Pitts joined The Miami Herald in 1991 as its pop music critic. Since 1994, he has written a syndicated column of commentary on pop culture, social issues, and family life. His book, "Becoming Dad: Black Men and the Journey to Fatherhood," was released in May 1999.

"We’re really looking forward to welcoming a past Pulitzer Prize recipient to campus," said Beth Barnes, director of the School of Journalism and Telecommunications. "He is going to focus on the need for fact-based journalism, which is a really critical element these days when it's so easy for people to claim to be journalists."

Along with winning the 2004 Pulitzer Prize, in 1997 Pitts took first place for commentary in newspapers with a circulation of over 300,000 in the American Association of Sunday and Feature Editor's Ninth Annual Writing Awards competition.

He is the five-time recipient of the National Headliners Award. In 2001 he received the American Society of Newspaper Editors Award for Commentary Writing and was named Feature of the Year columnist by Editor & Publisher magazine.

Pitts has been writing professionally since 1976 as an 18-year-old college student, when he wrote freelance reviews and profiles for SOUL, a national black entertainment tabloid. Since then, Pitts' work has appeared in various publications including Musician, Spin, TV Guide, Reader's Digest and Parenting. He also produced and syndicated "Who We Are," an award-winning 1988 radio documentary on the history of Black America.

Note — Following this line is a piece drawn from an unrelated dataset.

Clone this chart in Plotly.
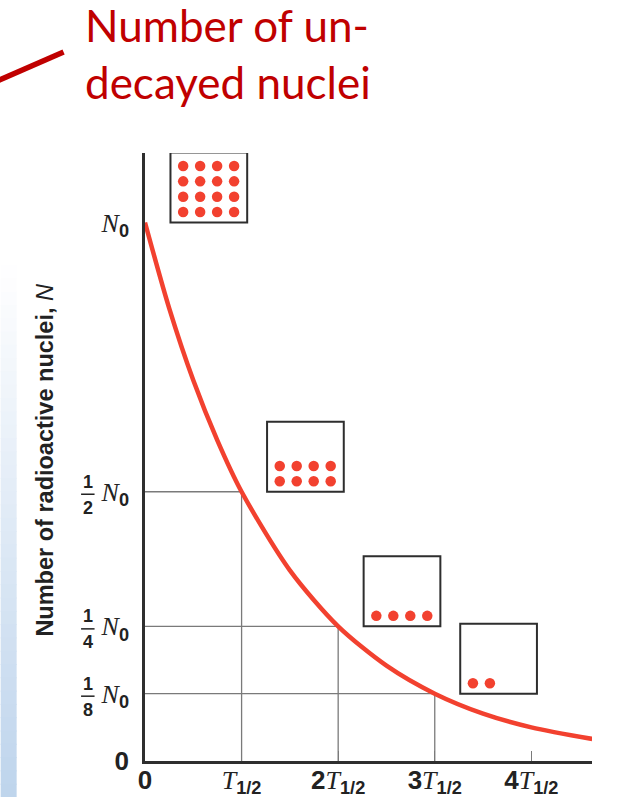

Pitts' column on the September 11, 2001 attacks, "We'll Go Forward from This Moment," an angry and defiant open letter to terrorists, has circulated the globe via the Internet. It has generated upwards of 30,000 emails, and has been set to music, reprinted in poster form, read on television by Regis Philbin and quoted by Congressman Richard Gephardt as part of the Democratic Party's weekly radio address.

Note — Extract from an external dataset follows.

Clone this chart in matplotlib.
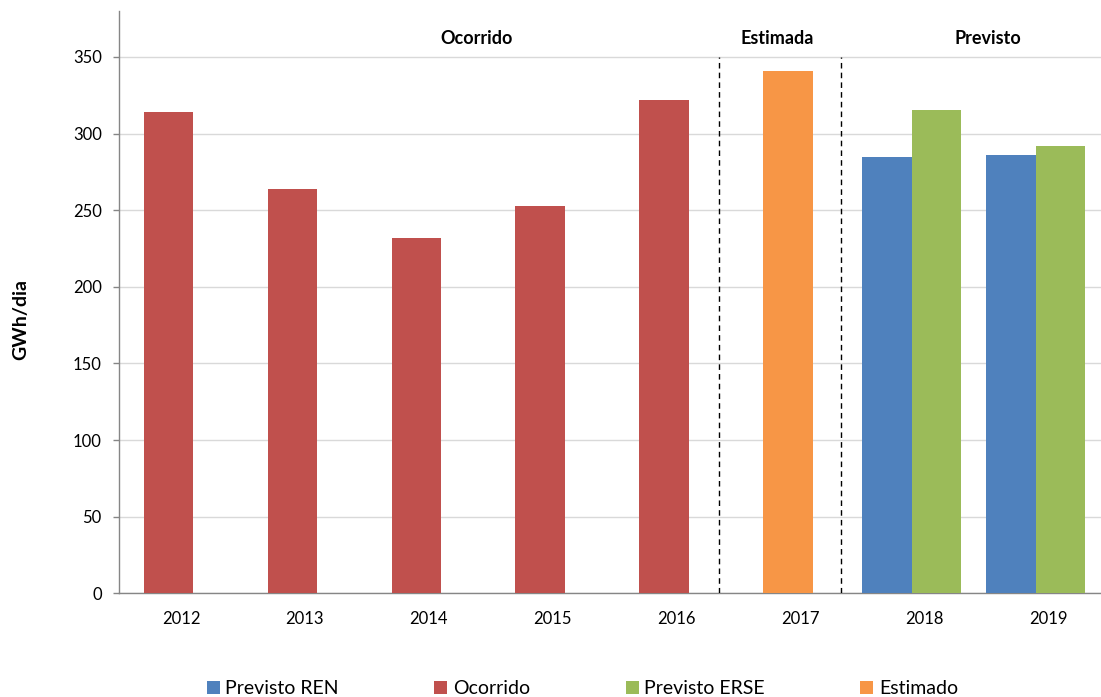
import matplotlib.pyplot as plt
import numpy as np

plt.rcParams['font.family'] = ['Lato', 'DejaVu Sans']

# Data
years = ['2012', '2013', '2014', '2015', '2016', '2017', '2018', '2019']
ocorrido = [313.8, 263.8, 231.9, 252.8, 322.2, np.nan, np.nan, np.nan]
estimado = [np.nan, np.nan, np.nan, np.nan, np.nan, 340.7, np.nan, np.nan]
previsto_ren = [np.nan] * 6 + [284.8, 285.9]
previsto_erse = [np.nan] * 6 + [315.3, 292.2]

sections = ['Ocorrido', 'Estimada', 'Previsto']

blue, red, green, orange = '#4F81BD', '#C0504D', '#9BBB59', '#F79646'

fig = plt.figure(figsize=(11.01, 6.97), dpi=100)
ax = fig.add_axes([0.1081, 0.1488, 0.9001, 0.8354])

x = np.arange(len(years))
w = 0.4
b1 = ax.bar(x - 0.3, previsto_ren, w, color=blue, label='Previsto REN', zorder=3)
b2 = ax.bar(x - 0.1, ocorrido, w, color=red, label='Ocorrido', zorder=3)
b3 = ax.bar(x + 0.1, previsto_erse, w, color=green, label='Previsto ERSE', zorder=3)
b4 = ax.bar(x - 0.1, estimado, w, color=orange, label='Estimado', zorder=3)

ax.set_xlim(-0.5, len(years) - 0.5)
ax.set_ylim(0, 380)
ax.set_yticks(np.arange(0, 351, 50))
ax.set_xticks(x)
ax.set_xticklabels(years)
ax.tick_params(axis='x', length=0, pad=13, labelsize=12, colors='#000000')
ax.tick_params(axis='y', length=4.5, width=1, color='#868686', pad=8, labelsize=12)
ax.grid(axis='y', color='#d9d9d9', linewidth=1, zorder=0)

for s in ['top', 'right']:
    ax.spines[s].set_visible(False)
for s in ['left', 'bottom']:
    ax.spines[s].set_color('#868686')
    ax.spines[s].set_linewidth(1)

# separators between periods
for xv in [4.344, 5.326]:
    ax.plot([xv, xv], [0, 350], color='black', linestyle=(0, (4, 3)), linewidth=1, zorder=4)

# section titles
for label, xv in zip(sections, [2.39, 4.816, 6.516]):
    ax.text(xv, 362, label, ha='center', va='center', fontsize=13, fontweight='bold')

fig.text(21 / 1101, 1 - 320 / 697, 'GWh/dia', rotation=90, ha='center', va='center',
         fontsize=14, fontweight='bold')

fig.legend(handles=[b1, b2, b3, b4], loc='center', bbox_to_anchor=(0.529, 0.012),
           ncol=4, frameon=False, fontsize=14, handlelength=0.67, handleheight=0.67,
           handletextpad=0.3, columnspacing=4.9)

fig.savefig('out.png', dpi=100)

The Joe Creason Lecture Series brings an outstanding journalist to the university to meet and talk with students, and to speak before an assembly of students, faculty and the general public. The lecture series honors the memory of Joe Creason, a Kentuckian who wrote for the Courier-Journal and The Courier-Journal Sunday Magazine. The lecture series was made possible through a matching grant from the Bingham Enterprises Foundation of Kentucky and gifts donated by UK alumni and friends of Joe Creason.